レーワルデンの水が飲めないことは旅行代理店から聞いてなかった。疲れていると怒りの矛先は人に向けられる。旅行代理店は日々悪者へと変わっていくのであった。

AM.3:13
今日は夜更かししてしまった。細いベッドで寝よう。何で大柄の人種の国なのにベッドが細いのか??60センチ幅くらいしかない。ホテルだから?と思っていたらテレビで同じサイズのベッドをゲストに用意している家族の様子を見た。この国の習慣らしい。妹が「手がサイドに落ちちゃうわ!」とブツブツ言いながらコロリと寝た。

2006年珍道中日記9

雨が降っているのに、みんな自転車に乗り、歩いている人も顔色一つ変えずに傘をささずに歩いている。傘をさしているのは私達だけで、すぐに観光客とわかりそうで閉じたりしたけど、やはり濡れるのは耐えられなかった。
「お登りさんで何が悪い?!」と開き直って、ピンクとブルーの傘をさして、お登りさんでこの街を楽しもうと決めた。

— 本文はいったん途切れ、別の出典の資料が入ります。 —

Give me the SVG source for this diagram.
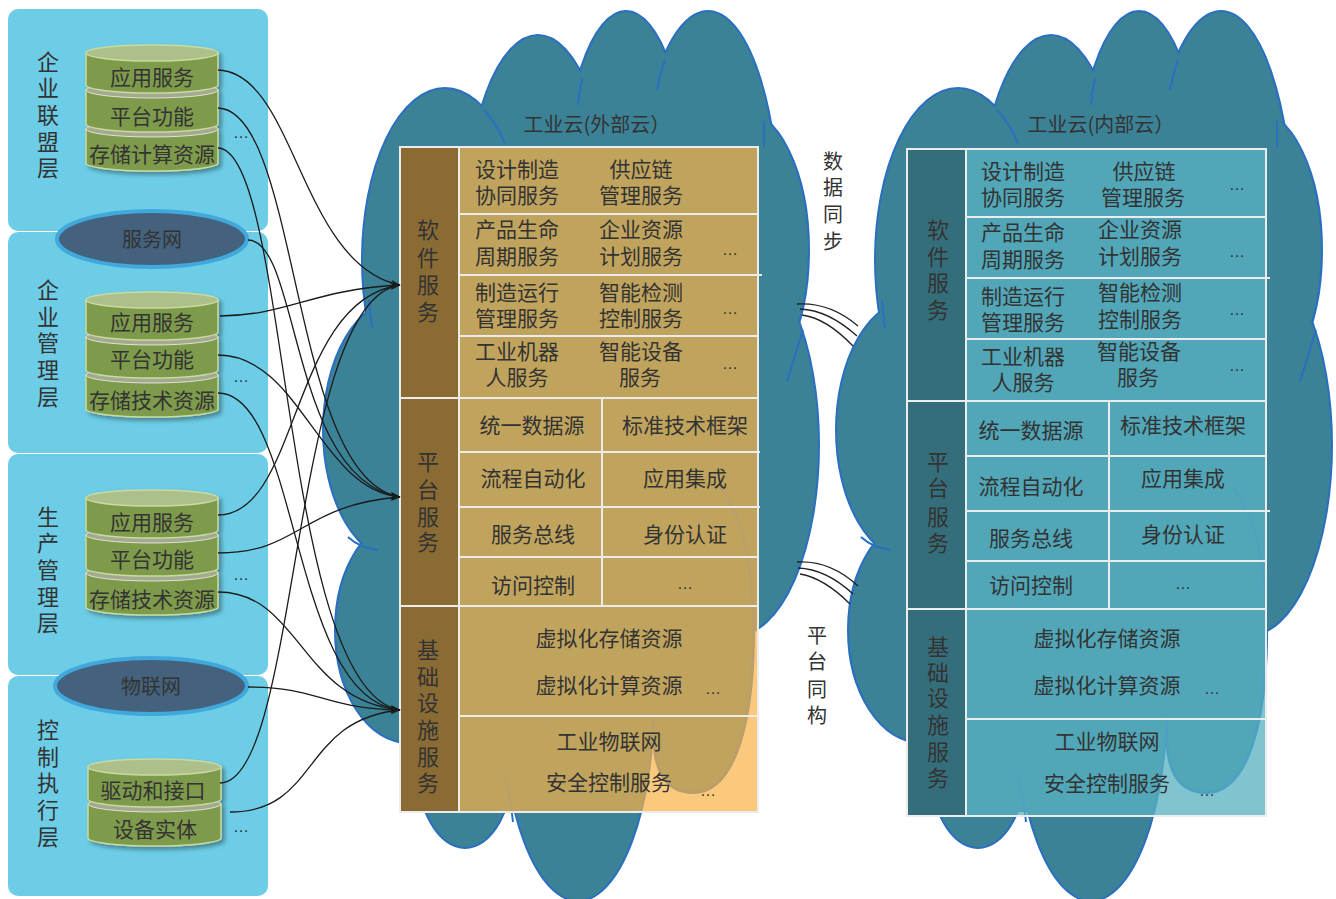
<svg xmlns="http://www.w3.org/2000/svg" xmlns:xlink="http://www.w3.org/1999/xlink" width="1336" height="899" viewBox="0 0 1336 899">
<style>
.t{font-family:'Noto Sans CJK SC',sans-serif;font-size:21px;fill:#333;text-anchor:middle}
.v{font-size:22px}
.ti{font-size:20px}
.d{font-family:'Liberation Sans',sans-serif;font-size:16px;fill:#333;text-anchor:middle}
.panel{fill:#6dcde6}
.net{fill:#44627d;stroke:#41a8dc;stroke-width:4}
.body{fill:#7e9a4b;stroke:#c9db9e;stroke-width:1.5}
.cap{fill:#a3aa90;stroke:#dfe3cf;stroke-width:1}
.top{fill:#adc08b;stroke:#c9db9e;stroke-width:1.5}
.conn{fill:none;stroke:#1b1b1b;stroke-width:1.3;marker-end:url(#ah)}
.sync{fill:none;stroke:#222;stroke-width:1.3}
.arc{fill:none;stroke:#2a6fc0;stroke-width:2}
.grid{stroke:#ececec;stroke-width:2;fill:none}
</style>
<defs>
<filter id="sh" x="-10%" y="-10%" width="130%" height="130%"><feDropShadow dx="3" dy="3" stdDeviation="2" flood-color="#000" flood-opacity="0.35"/></filter>
<marker id="ah" markerWidth="10" markerHeight="8" refX="9.5" refY="4" orient="auto" markerUnits="userSpaceOnUse"><path d="M0,0.5 L10,4 L0,7.5 L3,4 Z" fill="#1b1b1b"/></marker>
<g id="lobes">
<ellipse cx="445" cy="260" rx="82" ry="171"/>
<ellipse cx="538" cy="230" rx="72" ry="194"/>
<ellipse cx="626" cy="200" rx="62" ry="188"/>
<ellipse cx="708" cy="220" rx="70" ry="208"/>
<ellipse cx="740" cy="250" rx="68" ry="140"/>
<ellipse cx="735" cy="445" rx="83" ry="190"/>
<ellipse cx="400" cy="430" rx="76" ry="130"/>
<ellipse cx="408" cy="630" rx="72" ry="112"/>
<ellipse cx="465" cy="760" rx="48" ry="87"/>
<ellipse cx="578" cy="700" rx="75" ry="200"/>
<path d="M720,487 C745,520 754,570 753,640 C752,720 735,790 695,792 C665,793 652,770 654,720 L640,600 Z"/>
</g>
<g id="cloud">
<use xlink:href="#lobes" fill="#3b8297" stroke="#2a6fc0" stroke-width="4"/>
<use xlink:href="#lobes" fill="#3b8297" stroke="none"/>
<polygon points="440,140 760,140 760,600 715,630 650,700 649,767 600,812 460,812 420,760" fill="#3b8297"/>
<path class="arc" d="M484,110 Q497,124 505,143"/>
<path class="arc" d="M582,78 Q579,92 578,105"/>
<path class="arc" d="M665,60 Q660,74 657,90"/>
<path class="arc" d="M764,121 L764,147"/>
<path class="arc" d="M369,300 Q370,315 372,328"/>
<path class="arc" d="M348,537 Q360,548 378,550"/>
<path class="arc" d="M803,330 Q795,355 787,382"/>
<path class="arc" d="M505,777 Q511,800 513,822"/>
<path class="arc" d="M720,487 C745,520 754,570 753,640 C752,720 735,790 695,792 C665,793 652,770 654,720"/>
</g>
</defs>

<g id="left-panels">
<g id="layer-alliance">
<rect class="panel" x="8" y="9" width="260" height="222" rx="10"/>
<text class="t v" x="48"><tspan x="48" y="70">企</tspan><tspan x="48" y="96">业</tspan><tspan x="48" y="123">联</tspan><tspan x="48" y="150">盟</tspan><tspan x="48" y="176">层</tspan></text>
</g>
<g id="layer-enterprise">
<rect class="panel" x="8" y="232" width="260" height="221" rx="10"/>
<text class="t v" x="48"><tspan x="48" y="298">企</tspan><tspan x="48" y="325">业</tspan><tspan x="48" y="351">管</tspan><tspan x="48" y="378">理</tspan><tspan x="48" y="405">层</tspan></text>
</g>
<g id="layer-production">
<rect class="panel" x="8" y="454" width="260" height="221" rx="10"/>
<text class="t v" x="48"><tspan x="48" y="525">生</tspan><tspan x="48" y="551">产</tspan><tspan x="48" y="578">管</tspan><tspan x="48" y="605">理</tspan><tspan x="48" y="631">层</tspan></text>
</g>
<g id="layer-control">
<rect class="panel" x="8" y="676" width="260" height="220" rx="10"/>
<text class="t v" x="48"><tspan x="48" y="738">控</tspan><tspan x="48" y="765">制</tspan><tspan x="48" y="791">执</tspan><tspan x="48" y="818">行</tspan><tspan x="48" y="845">层</tspan></text>
</g>
</g>

<g id="net-service">
<ellipse class="net" cx="152" cy="239" rx="95" ry="28"/>
<text class="t ti" x="152" y="247">服务网</text>
</g>
<g id="net-iot">
<ellipse class="net" cx="151" cy="686" rx="96" ry="28"/>
<text class="t ti" x="151" y="694">物联网</text>
</g>

<g id="stack-alliance">
<g filter="url(#sh)">
<path class="body" d="M86,129 V163 A66,8 0 0 0 218,163 V129 Z"/>
<ellipse class="cap" cx="152" cy="129" rx="66" ry="8"/>
<path class="body" d="M86,90 V124 A66,8 0 0 0 218,124 V90 Z"/>
<ellipse class="cap" cx="152" cy="90" rx="66" ry="8"/>
<path class="body" d="M86,53 V85 A66,8 0 0 0 218,85 V53 Z"/>
<ellipse class="top" cx="152" cy="53" rx="66" ry="8"/>
</g>
<text class="t" x="152" y="85">应用服务</text>
<text class="t" x="152" y="124">平台功能</text>
<text class="t" x="152" y="162">存储计算资源</text>
<text class="d" x="241" y="138">…</text>
</g>

<g id="stack-enterprise">
<g filter="url(#sh)">
<path class="body" d="M86,375 V409 A66,8 0 0 0 218,409 V375 Z"/>
<ellipse class="cap" cx="152" cy="375" rx="66" ry="8"/>
<path class="body" d="M86,337 V370 A66,8 0 0 0 218,370 V337 Z"/>
<ellipse class="cap" cx="152" cy="337" rx="66" ry="8"/>
<path class="body" d="M86,300 V332 A66,8 0 0 0 218,332 V300 Z"/>
<ellipse class="top" cx="152" cy="300" rx="66" ry="8"/>
</g>
<text class="t" x="152" y="330">应用服务</text>
<text class="t" x="152" y="367">平台功能</text>
<text class="t" x="152" y="408">存储技术资源</text>
<text class="d" x="241" y="382">…</text>
</g>

<g id="stack-production">
<g filter="url(#sh)">
<path class="body" d="M86,573 V607 A66,8 0 0 0 218,607 V573 Z"/>
<ellipse class="cap" cx="152" cy="573" rx="66" ry="8"/>
<path class="body" d="M86,535 V568 A66,8 0 0 0 218,568 V535 Z"/>
<ellipse class="cap" cx="152" cy="535" rx="66" ry="8"/>
<path class="body" d="M86,498 V530 A66,8 0 0 0 218,530 V498 Z"/>
<ellipse class="top" cx="152" cy="498" rx="66" ry="8"/>
</g>
<text class="t" x="152" y="530">应用服务</text>
<text class="t" x="152" y="567">平台功能</text>
<text class="t" x="152" y="607">存储技术资源</text>
<text class="d" x="241" y="580">…</text>
</g>

<g id="stack-control">
<g filter="url(#sh)">
<path class="body" d="M88,804 V838 A66.5,8 0 0 0 221,838 V804 Z"/>
<ellipse class="cap" cx="154.5" cy="804" rx="66.5" ry="8"/>
<path class="body" d="M88,767 V799 A66.5,8 0 0 0 221,799 V767 Z"/>
<ellipse class="top" cx="154.5" cy="767" rx="66.5" ry="8"/>
</g>
<text class="t" x="153" y="798">驱动和接口</text>
<text class="t" x="155" y="837">设备实体</text>
<text class="d" x="241" y="832">…</text>
</g>

<g id="cloud-external">
<use xlink:href="#cloud"/>
<text class="t ti" x="597" y="132">工业云(外部云）</text>
</g>
<g id="cloud-internal">
<use xlink:href="#cloud" transform="translate(513,0)"/>
<text class="t ti" x="1101" y="132">工业云(内部云）</text>
</g>

<g id="table-external">
<rect x="459" y="147" width="299" height="665" fill="#fab244" fill-opacity="0.7"/>
<rect x="400" y="147" width="59" height="665" fill="#8b6b34"/>
<g class="grid">
<rect x="400" y="147" width="358" height="665"/>
<path d="M459,147 V812 M459,214 H758 M459,275 H762 M459,336 H758 M400,398 H758 M459,452 H760 M459,507 H760 M459,557 H758 M400,606 H758 M459,716 H758 M602,398 V606"/>
</g>
<g id="ext-software">
<text class="t v" x="428"><tspan x="428" y="238">软</tspan><tspan x="428" y="266">件</tspan><tspan x="428" y="293">服</tspan><tspan x="428" y="320">务</tspan></text>
<text class="t" x="517" y="177">设计制造</text><text class="t" x="517" y="203">协同服务</text>
<text class="t" x="641" y="177">供应链</text><text class="t" x="641" y="203">管理服务</text>
<text class="t" x="517" y="237">产品生命</text><text class="t" x="517" y="264">周期服务</text>
<text class="t" x="641" y="237">企业资源</text><text class="t" x="641" y="264">计划服务</text>
<text class="d" x="730" y="254.5">…</text>
<text class="t" x="517" y="300">制造运行</text><text class="t" x="517" y="326">管理服务</text>
<text class="t" x="641" y="300">智能检测</text><text class="t" x="641" y="326">控制服务</text>
<text class="d" x="730" y="313.5">…</text>
<text class="t" x="517" y="359">工业机器</text><text class="t" x="517" y="385">人服务</text>
<text class="t" x="641" y="359">智能设备</text><text class="t" x="640" y="385">服务</text>
<text class="d" x="730" y="368.5">…</text>
</g>
<g id="ext-platform">
<text class="t v" x="428"><tspan x="428" y="470">平</tspan><tspan x="428" y="498">台</tspan><tspan x="428" y="525">服</tspan><tspan x="428" y="550">务</tspan></text>
<text class="t" x="532" y="433">统一数据源</text><text class="t" x="685" y="433">标准技术框架</text>
<text class="t" x="533" y="486">流程自动化</text><text class="t" x="685" y="486">应用集成</text>
<text class="t" x="533" y="542">服务总线</text><text class="t" x="685" y="542">身份认证</text>
<text class="t" x="533" y="593">访问控制</text><text class="d" x="685" y="588.5">…</text>
</g>
<g id="ext-infra">
<text class="t v" x="428"><tspan x="428" y="658">基</tspan><tspan x="428" y="685">础</tspan><tspan x="428" y="711">设</tspan><tspan x="428" y="738">施</tspan><tspan x="428" y="765">服</tspan><tspan x="428" y="791">务</tspan></text>
<text class="t" x="609" y="646">虚拟化存储资源</text>
<text class="t" x="609" y="693">虚拟化计算资源</text><text class="d" x="713" y="693.5">…</text>
<text class="t" x="609" y="749">工业物联网</text>
<text class="t" x="609" y="790">安全控制服务</text><text class="d" x="708" y="795.5">…</text>
</g>
</g>

<g id="table-internal">
<rect x="966" y="149" width="300" height="667" fill="#58b2c1" fill-opacity="0.76"/>
<rect x="907" y="149" width="59" height="667" fill="#356e7b"/>
<g class="grid">
<rect x="907" y="149" width="359" height="667"/>
<path d="M966,149 V816 M966,217 H1266 M966,278 H1270 M966,339 H1266 M907,401 H1266 M966,456 H1266 M966,511 H1270 M966,561 H1266 M907,609 H1266 M966,719 H1266 M1109,401 V609"/>
</g>
<g id="int-software">
<text class="t v" x="938"><tspan x="938" y="238">软</tspan><tspan x="938" y="265">件</tspan><tspan x="938" y="291">服</tspan><tspan x="938" y="318">务</tspan></text>
<text class="t" x="1023" y="179">设计制造</text><text class="t" x="1023" y="205">协同服务</text>
<text class="t" x="1144" y="179">供应链</text><text class="t" x="1143" y="205">管理服务</text>
<text class="d" x="1237" y="189.5">…</text>
<text class="t" x="1023" y="240">产品生命</text><text class="t" x="1023" y="267">周期服务</text>
<text class="t" x="1140" y="237">企业资源</text><text class="t" x="1140" y="264">计划服务</text>
<text class="d" x="1237" y="256.5">…</text>
<text class="t" x="1023" y="304">制造运行</text><text class="t" x="1023" y="330">管理服务</text>
<text class="t" x="1140" y="300">智能检测</text><text class="t" x="1140" y="327">控制服务</text>
<text class="d" x="1237" y="314.5">…</text>
<text class="t" x="1023" y="364">工业机器</text><text class="t" x="1023" y="390">人服务</text>
<text class="t" x="1139" y="359">智能设备</text><text class="t" x="1138" y="385">服务</text>
<text class="d" x="1237" y="370.5">…</text>
</g>
<g id="int-platform">
<text class="t v" x="938"><tspan x="938" y="470">平</tspan><tspan x="938" y="496">台</tspan><tspan x="938" y="525">服</tspan><tspan x="938" y="551">务</tspan></text>
<text class="t" x="1031" y="438">统一数据源</text><text class="t" x="1183" y="433">标准技术框架</text>
<text class="t" x="1031" y="494">流程自动化</text><text class="t" x="1183" y="486">应用集成</text>
<text class="t" x="1031" y="546">服务总线</text><text class="t" x="1183" y="542">身份认证</text>
<text class="t" x="1031" y="593">访问控制</text><text class="d" x="1183" y="588.5">…</text>
</g>
<g id="int-infra">
<text class="t v" x="938"><tspan x="938" y="655">基</tspan><tspan x="938" y="681">础</tspan><tspan x="938" y="706">设</tspan><tspan x="938" y="733">施</tspan><tspan x="938" y="760">服</tspan><tspan x="938" y="786">务</tspan></text>
<text class="t" x="1107" y="646">虚拟化存储资源</text>
<text class="t" x="1107" y="693">虚拟化计算资源</text><text class="d" x="1212" y="693.5">…</text>
<text class="t" x="1107" y="749">工业物联网</text>
<text class="t" x="1107" y="791">安全控制服务</text><text class="d" x="1207" y="795.5">…</text>
</g>
</g>

<g id="connectors">
<path class="conn" d="M218,70 C295,72 300,265 400,285"/>
<path class="conn" d="M220,316 C290,315 310,290 400,285"/>
<path class="conn" d="M218,515 C300,515 290,300 400,285"/>
<path class="conn" d="M220,783 C300,783 290,300 400,285"/>
<path class="conn" d="M218,108 C300,110 290,480 400,497"/>
<path class="conn" d="M248,240 C300,240 290,480 400,497"/>
<path class="conn" d="M218,355 C300,355 320,490 400,497"/>
<path class="conn" d="M218,553 C300,553 300,505 400,497"/>
<path class="conn" d="M218,148 C290,150 280,690 400,710"/>
<path class="conn" d="M218,393 C300,393 290,700 400,710"/>
<path class="conn" d="M218,592 C300,592 300,700 400,710"/>
<path class="conn" d="M248,687 C320,687 320,708 400,710"/>
<path class="conn" d="M230,812 C320,812 300,720 400,710"/>
</g>

<g id="sync-data">
<path class="sync" d="M797,304 Q830,302 858,326"/>
<path class="sync" d="M800,309 Q828,310 857,336"/>
<path class="sync" d="M802,315 Q826,318 853,346"/>
<text class="t ti" x="833"><tspan x="833" y="169">数</tspan><tspan x="833" y="195">据</tspan><tspan x="833" y="222">同</tspan><tspan x="833" y="249">步</tspan></text>
</g>
<g id="sync-platform">
<path class="sync" d="M797,562 Q830,560 858,586"/>
<path class="sync" d="M798,568 Q826,569 853,594"/>
<path class="sync" d="M800,574 Q824,578 850,604"/>
<text class="t ti" x="817"><tspan x="817" y="643">平</tspan><tspan x="817" y="669">台</tspan><tspan x="817" y="697">同</tspan><tspan x="817" y="723">构</tspan></text>
</g>
</svg>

フリースミュージアムまで15~20分・・やっと見つけた!道路のそこここに道案内は出ているが方向音痴ゆえに少し迷った。受付のおばさんが、ロッカーを使ってと言った。そんなに私たちの荷物が重そうに見えたのか?と思ったら、拝観するのに手荷物は厳禁だった。あと30分しかないので急いで観て回った。
ヒンデローペンの古い作品や、村の文化の部屋があり、感激!!!本で目にしていた物だったけど、実物は温もりがあって素朴でそれらを確認できたので良かった。
生徒さんへ送る葉書を館内で20枚買い外へ出た。葉書€0.8(0.8ユーロ  €1=当時160円)入館料は高いが、葉書は安い。
街は色々な専門店があって楽しい。街並みを揃えているようで小さな店がきれいに整列している。夕食の調達はスーパーマーケットを探し、飲料とハムとパン、ケーキ、カットレタスとドレッシングなどを購入した。
今回の旅行は貧乏旅行なので朝食のみホテルで取り、それ以外の外食はしない。私達は美食家ではないので外食しないことを別段悲しくも感じなかったし、スーパーで食べたい物を買うことが楽しかった。
オランダはハムが安く€1.25(¥200程度)で高級生ハムが買える。種類も沢山あり楽しい。チーズは安いとは言えないけれど高級なものは日本では3~4倍するので話の種に色々食べてみる価値がある。白ヤギのチーズだけは安く庶民のチーズらしいが臭い。パテは安くて美味しい!全部買って行きたい衝動を抑えつつ店を出た。
広場のカメラ屋の1日プリントで写真を出した。明日はヒンデローペンに行くので取りに来れないから翌日に取りに来ると言ったら、日曜日は休業だと言われ、月曜日は次の街へ移動だが午前中に取りにくることに決めた。これが後になってわざわいすることを知らず・・・。